Eugene Fedorenko — April 20, 2012, 6:23 am

I had a workflow hands to alter the CSS, a project in which the file is 13,000 lines of styles held for 4 days, I optimized the 1000 lines, a lot of work

Employers are often reluctant to use services and online tools that entail excessive costs

But I liked my job)))

ps. sorry my english low(

on my blog i’m working on the redesign (the experience of growing) so do not worry)

good post, thank you

JAH — April 23, 2012, 11:49 am

I’m working in a more-than-4k-lines-of-css-code project with LESS and it has around 80Kb . I tried to handle the output version just for test purpose but it has more than 115Kb. Man I can tell there is no better way to develop a huge project without these CSS preprocessors. By the way wish I could drop IE7 and even IE8 support… Lucky you! =)

Edson — April 24, 2012, 3:45 pm

‘border-radius’ is a bad example for a mixin that generates the various prefixed properties. All browsers have been supporting the unprefixed property for a long time already; there’s no need to prefix that one.

Gunnar Bittersmann — April 24, 2012, 6:25 pm

How do you trace back a line of scss to the partial when inspecting in firebug? I also want to know

Alice — April 25, 2012, 2:47 am

@Michael
@Alice
That’s a really good point and I had the same issue when starting to work with SASS.
I solved it starting to use Codekit[1] . I has an option (above a tons of others) that lets you print, in compiled .css, both line number then original file path of the partial that generated that snippet of code.
Neat.

It’s commercial but c’mon, if only one hour gained looking for bugs, it repaid itself.

@Eugene
Really interesting article, thank you for sharing, it’s a great source of “Read it later” readings for this weekend. ;)

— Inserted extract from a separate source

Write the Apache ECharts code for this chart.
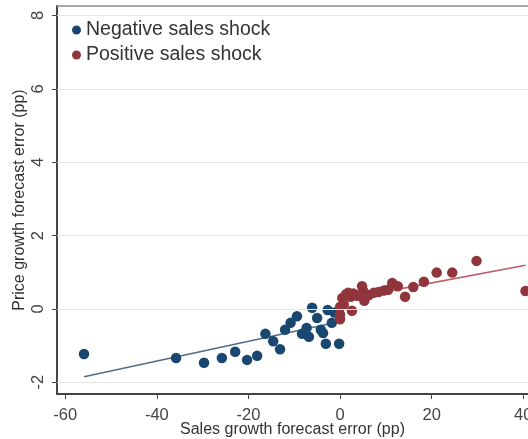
<!DOCTYPE html>
<html>
<head>
<meta charset="utf-8">
<script src="https://cdn.jsdelivr.net/npm/echarts@6/dist/echarts.min.js"></script>
<style>
  html, body { margin: 0; padding: 0; background: #fff; }
  #chart { width: 528px; height: 439px; }
</style>
</head>
<body>
<div id="chart"></div>
<script>
// Sales growth forecast error (x) vs price growth forecast error (y), in pp
const negativeShock = [
  [-55.9, -1.23], [-35.8, -1.34], [-29.7, -1.47], [-25.8, -1.34], [-22.9, -1.17],
  [-20.3, -1.39], [-18.1, -1.28], [-16.3, -0.68], [-14.6, -0.88], [-13.1, -1.10],
  [-12.0, -0.57], [-10.8, -0.38], [-9.4, -0.20], [-8.3, -0.68], [-7.3, -0.52],
  [-6.8, -0.76], [-6.1, 0.03], [-5.0, -0.25], [-4.2, -0.57], [-3.7, -0.66],
  [-3.1, -0.95], [-2.7, -0.03], [-1.8, -0.38], [-1.2, -0.10], [-0.2, -0.95]
];
const positiveShock = [
  [0.0, -0.28], [0.0, -0.15], [0.0, 0.05], [0.5, 0.30], [0.8, 0.12],
  [1.3, 0.40], [1.8, 0.44], [2.3, 0.33], [2.6, -0.05], [2.9, 0.42],
  [3.7, 0.36], [4.8, 0.62], [5.0, 0.50], [5.3, 0.22], [6.3, 0.38],
  [7.4, 0.44], [8.4, 0.46], [9.6, 0.50], [10.5, 0.52], [11.4, 0.71],
  [12.6, 0.62], [14.2, 0.33], [16.0, 0.60], [18.3, 0.74], [21.1, 0.99],
  [24.5, 0.99], [29.8, 1.31], [40.5, 0.49]
];
// Linear fit endpoints for each group
const negativeFit = [[-55.9, -1.85], [-0.2, -0.35]];
const positiveFit = [[0.0, 0.24], [40.5, 1.19]];

const xTicks = [-60, -40, -20, 0, 20, 40];
const yTicks = [-2, 0, 2, 4, 6, 8];

const NAVY = '#1a476f';
const MAROON = '#90353b';
const FONT = 'Liberation Sans, Arial, sans-serif';

const X_MIN = -61.8, X_MAX = 41.04;

const chart = echarts.init(document.getElementById('chart'), null, { renderer: 'canvas' });

chart.setOption({
  animation: false,
  backgroundColor: '#ffffff',
  textStyle: { fontFamily: FONT },
  grid: { left: 57, top: 6, right: 0, height: 388, outerBoundsMode: 'none', containLabel: false },
  legend: {
    data: ['Negative sales shock', 'Positive sales shock'],
    orient: 'vertical',
    left: 67, top: 15,
    icon: 'circle',
    itemWidth: 9, itemHeight: 9,
    itemGap: 5,
    textStyle: { fontSize: 19.5, color: '#333', fontFamily: FONT }
  },
  xAxis: [
    {
      type: 'value',
      min: X_MIN, max: X_MAX,
      name: 'Sales growth forecast error (pp)',
      nameLocation: 'middle',
      nameGap: 28,
      nameMoveOverlap: false,
      nameTextStyle: { fontSize: 16, color: '#333', fontFamily: FONT },
      axisLine: { show: true, onZero: false, lineStyle: { color: '#444', width: 2 } },
      axisTick: { show: true, customValues: xTicks, length: 5, lineStyle: { color: '#444' } },
      axisLabel: { customValues: xTicks, fontSize: 16.5, color: '#444', margin: 13 },
      splitLine: { show: false }
    },
    {
      // top frame of the plot region
      type: 'value',
      position: 'top',
      min: X_MIN, max: X_MAX,
      axisLine: { show: true, onZero: false, lineStyle: { color: '#8a8a8a', width: 1.5 } },
      axisTick: { show: false },
      axisLabel: { show: false },
      splitLine: { show: false }
    }
  ],
  yAxis: {
    type: 'value',
    min: -2.32, max: 8.26,
    name: 'Price growth forecast error (pp)',
    nameLocation: 'middle',
    nameGap: 29,
    nameMoveOverlap: false,
    nameTextStyle: { fontSize: 16, color: '#333', fontFamily: FONT },
    axisLine: { show: true, onZero: false, lineStyle: { color: '#444', width: 2 } },
    axisTick: { show: true, customValues: yTicks, length: 5, lineStyle: { color: '#444' } },
    axisLabel: { customValues: yTicks, fontSize: 16.5, color: '#444', rotate: 90, margin: 10 },
    splitLine: { show: false }
  },
  series: [
    {
      name: 'gridlines',
      type: 'line',
      data: [],
      silent: true,
      markLine: {
        silent: true,
        symbol: 'none',
        label: { show: false },
        lineStyle: { color: '#e6e6e6', width: 1, type: 'solid' },
        data: yTicks.map(v => ({ yAxis: v }))
      }
    },
    {
      name: 'negFit',
      type: 'line',
      data: negativeFit,
      symbol: 'none',
      z: 2,
      lineStyle: { color: '#4f6d8c', width: 1.6 }
    },
    {
      name: 'posFit',
      type: 'line',
      data: positiveFit,
      symbol: 'none',
      z: 2,
      lineStyle: { color: '#bd5c66', width: 1.6 }
    },
    {
      name: 'Negative sales shock',
      type: 'scatter',
      data: negativeShock,
      symbol: 'circle',
      symbolSize: 10.5,
      z: 3,
      itemStyle: { color: NAVY, opacity: 1 }
    },
    {
      name: 'Positive sales shock',
      type: 'scatter',
      data: positiveShock,
      symbol: 'circle',
      symbolSize: 10.5,
      z: 3,
      itemStyle: { color: MAROON, opacity: 1 }
    }
  ]
});
</script>
</body>
</html>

1. http://incident57.com/codekit/

Giuseppe — April 27, 2012, 4:11 am

Gunnar, it means nothing that “all browsers have been supporting the unprefixed property for a long time”. -moz- prefix is the only way to get border-radius in Firefox up to 3.6, which is used by 9.1% of our users. This version was discontinued by Mozilla only a few weeks ago, and had regular security updates until March 2012.